Song, who also serves as co-coordinator of the Asian American Studies Program at Boston College, noted that writing and researching about the events at Virginia Tech gave him an emotional distance from the tragedy.

“The healthiest thing I can do is write about it,” Song said. “I wanted to work through some of these issues while they were still fresh in my mind.”

In his lecture, Song said that the press initially presented Cho, a South Korean citizen with U.S. permanent resident status, as a foreigner. These initial attempts to racialize Cho largely failed, he said. Cho’s status as a socially isolated, depressed individual was more prominent in the media than his nationality, Song said, noting that even one of Cho’s classmates said he “seemed the stereotype of a school shooter.”

Song found it troubling that the South Korean government response took the opposite approach.

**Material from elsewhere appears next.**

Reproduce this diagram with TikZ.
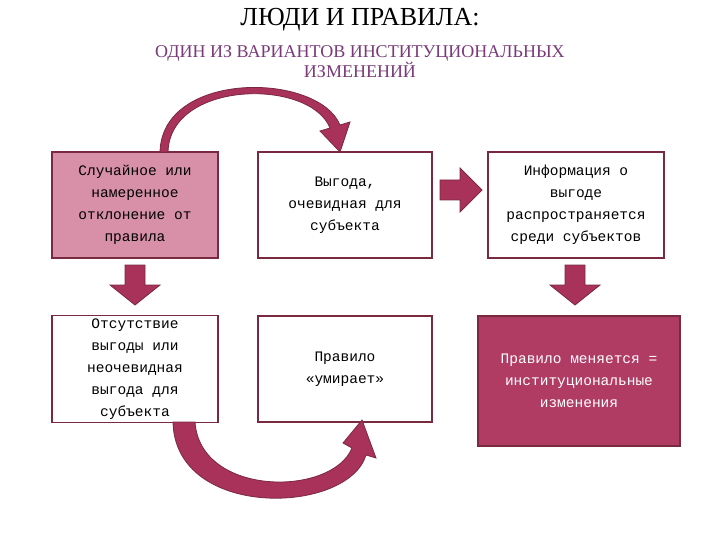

South Korea’s ambassador to the United States asked Koreans living in America to fast for repentance.

“I think the Korean government response went too far,” Song said. “There was an immediate claiming of responsibility.”

Song also mentioned that Cho might have felt the pressure of what he called the “Asian immigrant redemption narrative.” This narrative describes the idea that the self-sacrifice of one generation is redeemed by the next generation’s educational success.

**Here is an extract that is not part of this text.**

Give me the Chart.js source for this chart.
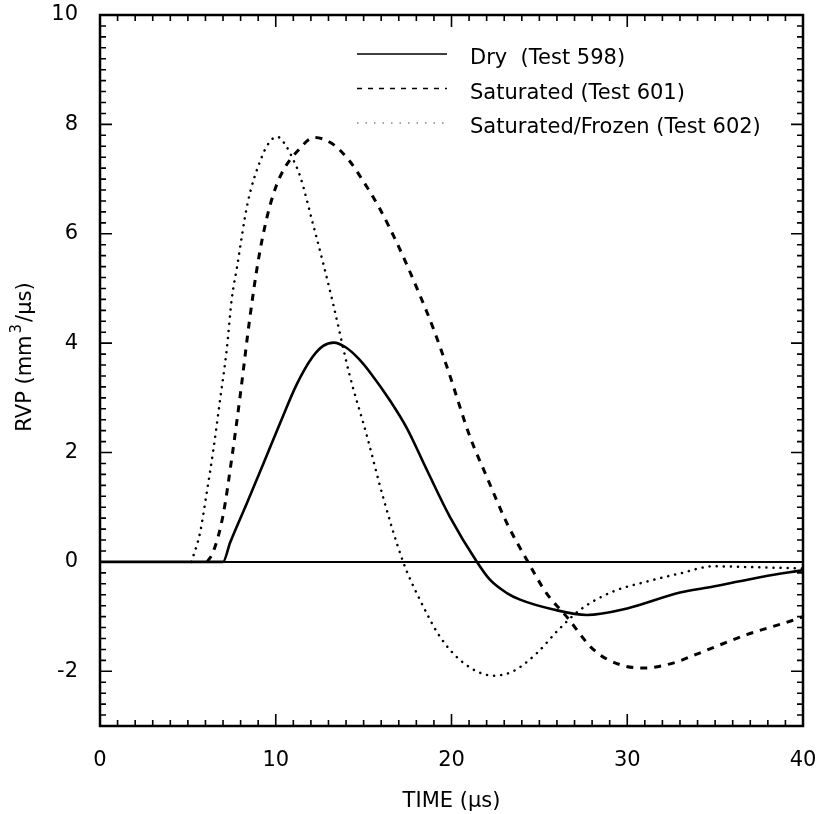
<!DOCTYPE html>
<html>
<head>
<meta charset="utf-8">
<script src="https://cdn.jsdelivr.net/npm/chart.js@4"></script>
<style>
  body { margin: 0; background: #fff; }
  #wrap { width: 826px; height: 814px; }
</style>
</head>
<body>
<div id="wrap"><canvas id="rvpChart"></canvas></div>
<script>
// time in microseconds, RVP in mm3/us
const dryTime = [0, 7.0, 7.4, 8.35, 9.3, 10.25, 11.2, 12.1, 12.7, 13.3, 14.0, 14.7, 15.4, 16.5, 17.45, 18.6, 19.9, 21.45, 22.2, 23.15, 23.9, 25.8, 27.7, 30.0, 33.0, 34.9, 37.7, 40]
const dryRvp  = [0, 0, 0.35, 1.07, 1.8, 2.54, 3.25, 3.75, 3.95, 4.01, 3.92, 3.72, 3.45, 2.95, 2.45, 1.68, 0.83, 0, -0.33, -0.57, -0.69, -0.87, -0.97, -0.85, -0.56, -0.45, -0.27, -0.15]

const satTime = [6.1, 6.45, 7.0, 7.5, 8.0, 8.5, 9.0, 9.5, 10.0, 10.5, 11.2, 12.2, 13.2, 14.2, 15.0, 15.9, 17.0, 18.0, 19.0, 19.8, 21.05, 22.0, 23.15, 24.3, 25.4, 26.55, 28.1, 29.6, 30.9, 32.6, 34.0, 36.8, 39.3, 40]
const satRvp  = [0, 0.19, 0.85, 1.9, 3.1, 4.4, 5.5, 6.3, 6.85, 7.2, 7.5, 7.76, 7.65, 7.33, 6.95, 6.47, 5.76, 5.03, 4.24, 3.51, 2.29, 1.56, 0.71, 0.03, -0.57, -1.0, -1.61, -1.88, -1.94, -1.85, -1.68, -1.33, -1.08, -1.0]

const frzTime = [5.2, 5.69, 6.07, 6.45, 6.83, 7.21, 7.49, 7.8, 8.4, 9.2, 9.7, 10.1, 10.5, 11.0, 11.4, 12.1, 12.7, 13.3, 14.2, 15.2, 16.1, 17.25, 18.2, 19.35, 20.7, 22.4, 23.5, 24.85, 26.0, 27.3, 29.2, 31.1, 33.0, 34.9, 37.7, 40]
const frzRvp  = [0, 0.53, 1.26, 2.05, 2.96, 3.88, 4.79, 5.4, 6.56, 7.4, 7.7, 7.77, 7.65, 7.35, 7.04, 6.2, 5.46, 4.67, 3.42, 2.29, 1.19, 0, -0.69, -1.37, -1.85, -2.08, -2.0, -1.67, -1.27, -0.88, -0.54, -0.36, -0.21, -0.08, -0.1, -0.12]

const zeroTime = [0, 40]
const zeroRvp = [0, 0]

const seriesLabels = ['Dry  (Test 598)', 'Saturated (Test 601)', 'Saturated/Frozen (Test 602)']
const xTickValues = [0, 10, 20, 30, 40]
const yTickValues = [-2, 0, 2, 4, 6, 8, 10]

const toPoints = (ts, vs) => ts.map((t, i) => ({ x: t, y: vs[i] }))

const FONT = 'DejaVu Sans'

const noScalePad = (s) => {
  s.paddingLeft = 0; s.paddingRight = 0; s.paddingTop = 0; s.paddingBottom = 0
}

// box + inward ticks on all four sides
const frameTicks = {
  id: 'frameTicks',
  afterDatasetsDraw(chart) {
    const { ctx, chartArea: a, scales: { x, y } } = chart
    ctx.save()
    ctx.strokeStyle = '#000'
    ctx.lineWidth = 2.5
    ctx.strokeRect(a.left, a.top, a.right - a.left, a.bottom - a.top)
    ctx.lineWidth = 1.6
    ctx.beginPath()
    for (let t = 0; t <= 40; t++) {
      const px = x.getPixelForValue(t)
      const len = t % 10 === 0 ? 12 : 6
      ctx.moveTo(px, a.bottom); ctx.lineTo(px, a.bottom - len)
      ctx.moveTo(px, a.top); ctx.lineTo(px, a.top + len)
    }
    for (let i = -15; i <= 50; i++) {
      const py = y.getPixelForValue(i / 5)
      const len = i % 10 === 0 ? 12 : 6
      ctx.moveTo(a.left, py); ctx.lineTo(a.left + len, py)
      ctx.moveTo(a.right, py); ctx.lineTo(a.right - len, py)
    }
    ctx.stroke()
    ctx.restore()
  }
}

// legend inside the plot, upper right
const insideLegend = {
  id: 'insideLegend',
  afterDraw(chart) {
    const { ctx, chartArea: a } = chart
    const x0 = a.left + 257, x1 = a.left + 347, tx = a.left + 370
    ctx.save()
    ctx.font = '21px "' + FONT + '"'
    ctx.textBaseline = 'middle'
    ctx.fillStyle = '#000'
    chart.data.datasets.filter(d => d.legendDash).forEach((d, i) => {
      const yy = a.top + 39 + i * 34.5
      ctx.beginPath()
      ctx.strokeStyle = d.legendColor
      ctx.lineWidth = 1.5
      ctx.setLineDash(d.legendDash)
      ctx.moveTo(x0, yy); ctx.lineTo(x1, yy)
      ctx.stroke()
      ctx.fillText(d.label, tx, yy + 5)
    })
    ctx.restore()
  }
}

// y title with a real superscript 3
const yTitle = {
  id: 'yTitle',
  afterDraw(chart) {
    const { ctx } = chart
    const big = '21px "' + FONT + '"', small = '15px "' + FONT + '"'
    const parts = [['RVP (mm', big, 0, 0], ['3', small, -9, 2], ['/µs)', big, 0, 2]]
    ctx.save()
    let w = 0
    parts.forEach(p => { ctx.font = p[1]; w += ctx.measureText(p[0]).width + p[3] })
    ctx.translate(26, 357)
    ctx.rotate(-Math.PI / 2)
    ctx.fillStyle = '#000'
    ctx.textBaseline = 'middle'
    let cx = -w / 2
    parts.forEach(p => {
      ctx.font = p[1]
      cx += p[3]
      ctx.fillText(p[0], cx, p[2])
      cx += ctx.measureText(p[0]).width
    })
    ctx.restore()
  }
}

const ctx = document.getElementById('rvpChart').getContext('2d')
const rvpChart = new Chart(ctx, {
  type: 'line',
  data: {
    datasets: [
      {
        label: 'zero',
        data: toPoints(zeroTime, zeroRvp),
        borderColor: '#000',
        borderWidth: 2,
        pointRadius: 0
      },
      {
        label: seriesLabels[0],
        data: toPoints(dryTime, dryRvp),
        borderColor: '#000',
        borderWidth: 2.6,
        pointRadius: 0,
        cubicInterpolationMode: 'monotone',
        legendDash: [],
        legendColor: '#000'
      },
      {
        label: seriesLabels[1],
        data: toPoints(satTime, satRvp),
        borderColor: '#000',
        borderWidth: 3,
        borderDash: [7, 7],
        pointRadius: 0,
        cubicInterpolationMode: 'monotone',
        legendDash: [5, 6],
        legendColor: '#000'
      },
      {
        label: seriesLabels[2],
        data: toPoints(frzTime, frzRvp),
        borderColor: '#000',
        borderWidth: 2.5,
        borderDash: [0.1, 7],
        borderCapStyle: 'round',
        pointRadius: 0,
        cubicInterpolationMode: 'monotone',
        legendDash: [1.5, 7],
        legendColor: '#888'
      }
    ]
  },
  options: {
    responsive: true,
    maintainAspectRatio: false,
    animation: false,
    layout: { padding: { top: 15, right: 23, left: 0, bottom: 0 } },
    plugins: {
      legend: { display: false },
      tooltip: { enabled: false }
    },
    scales: {
      x: {
        type: 'linear',
        min: 0,
        max: 40,
        grid: { display: false, drawTicks: false },
        border: { display: false },
        afterBuildTicks: (s) => { s.ticks = xTickValues.map(v => ({ value: v })) },
        afterFit: (s) => { s.height = 88; noScalePad(s) },
        ticks: { color: '#000', padding: 22, maxRotation: 0, font: { family: FONT, size: 21 } },
        title: {
          display: true,
          text: 'TIME (µs)',
          color: '#000',
          padding: { top: 0, bottom: 0 },
          font: { family: FONT, size: 21 }
        }
      },
      y: {
        min: -3,
        max: 10,
        grid: { display: false, drawTicks: false },
        border: { display: false },
        afterBuildTicks: (s) => { s.ticks = yTickValues.map(v => ({ value: v })) },
        afterFit: (s) => { s.width = 100; noScalePad(s) },
        ticks: { color: '#000', padding: 22, font: { family: FONT, size: 21 } },
        title: { display: false }
      }
    }
  },
  plugins: [frameTicks, insideLegend, yTitle]
})
</script>
</body>
</html>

Another idea Song presented was the prediction that though the events of Virginia Tech were certainly tragic, they would soon fade into the background.

“Like any spectacle, the tragedy is easily seen as something far removed,” Song said. “In a few years time the Virginia Tech massacre will be remembered in the way Columbine or the sniper event of Washington D.C. are.”

It was evident during the question and answer session that followed Song’s lecture and from later comments from students that many had already been thinking about some of the issues he had raised. Esther Kim ’07 said she appreciated the fact that Song addressed the issue of racialization.

“I almost felt pressured to feel guilty,” Kim said, offering her perspective as a Korean American student.

Kim was among several students who attended the event as a requirement for Professor Ellen Widmer’s Introduction to Korean Literature class. Students in Widmer’s class had previously read Song’s book “Strange Future: Pessimism and the 1992 Los Angeles Riots.”

Widmer, who had arranged for Song to lecture, said she was pleased with Song’s lecture, as it echoed her class’s most recent discussions.

“It was not a talk that was trying to lay down rules,” Widmer said. “That kind of openness is unusual.”